Coaches depended on you to fund their roster, but you weren’t obligated to fork over the cash. You controlled the power of the purse.

What does this power look like in action? Consider LSU this offseason. The school’s donors and fans increased their giving these past several months. For return on that investment, coach Brian Kelly assembled the nation’s top-ranked transfer class. Now, the Tigers look more like a playoff team, maybe even a national championship contender. That’s the byproduct of a fan and donor base working to achieve a common goal.

No longer must you depend on the ball coach being an ace recruiter (or good at sliding money under the table in a fast-food bag). Now, fan dollars gathered above the table facilitate roster assembly.

The NCAA’s former system of unpaid athletes isn’t returning, no matter how much reminiscing occurs. The courts deemed that old model illegal and smashed it to bits. Whatever’s next won’t look like 2020, but not like 2024, either.

NIL an optional fan expense; revenue-sharing will be more direct

Athlete empowerment irks a certain portion of College Sports Inc., and coaches understandably crave more roster control, but their grievances don’t end there. They disliked ceding control to third-party collectives. These NIL groups, bankrolled and operated by donors and fans, became college football’s lifeblood these past few years. Coaches and administrators would like nothing more than to tamp down fans’ power while still collecting their cash.

Schools are trying to bring the NIL operation in house and take control of dispensing your dollars.

Revenue-sharing awaits around the bend. That amounts to new expenses. If you think any serious administrative belt-tightening will occur to offset those costs, well, I’ve got a property in Illinois to sell you with a mountain view. Expect at least some of the revenue-sharing costs to be passed to fans. NIL donations were optional. Revenue sharing will be a more direct expense passed on in the form of ticket-price hikes. Athletic directors can dress up these price hikes by dubbing them “talent fees,” but no matter what they call it, this shifts more direct financial burden onto fans, even if your power decreases.

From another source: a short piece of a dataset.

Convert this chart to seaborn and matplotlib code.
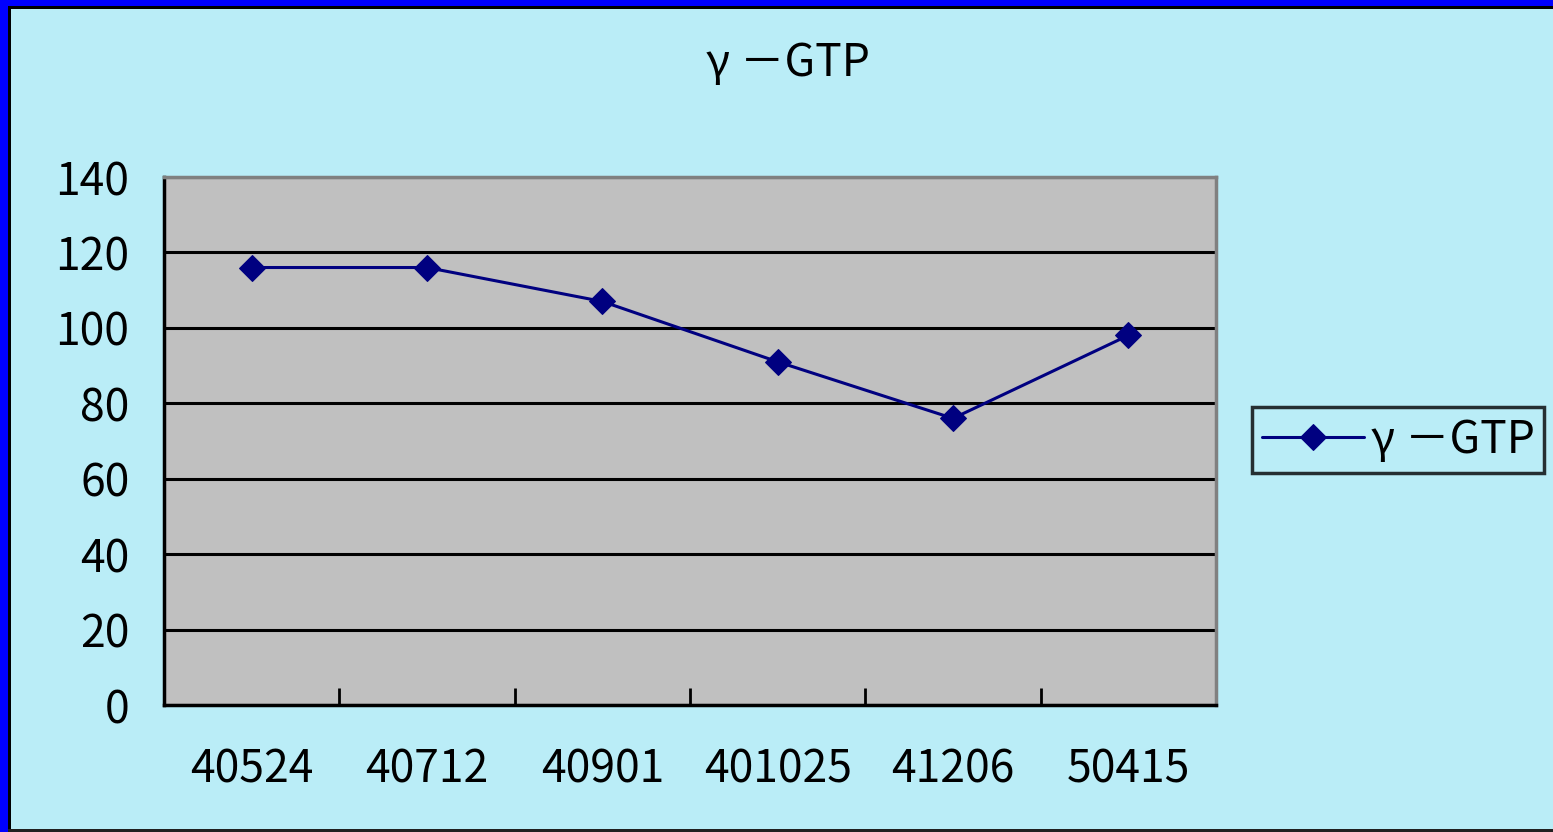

Off in the distance, federal bureaucrats sniff around the hen house. College sports leaders keep begging Congress to provide government regulations that rein in athlete freedoms and dial down the influence fans and donors enjoy in this current landscape.

I won’t try to convince you everything went perfectly these past few years. Stanford being in the same conference as Florida State will never make sense. It’s probably not ideal that athletes can transfer an unlimited number of times without penalty, either.

Overall, though, I wonder whether fans might someday look back on these past few years as the good ol’ days that were underappreciated in the moment.

Coaches, administrators and conference commissioners insist unfettered athlete freedoms, paired with unprecedented fan and donor influence, produced “chaos.” They called it the Wild, Wild West. I see it differently. Maybe, College Sports Inc. just couldn’t stand that you, the fans and donors, became the sheriff in town.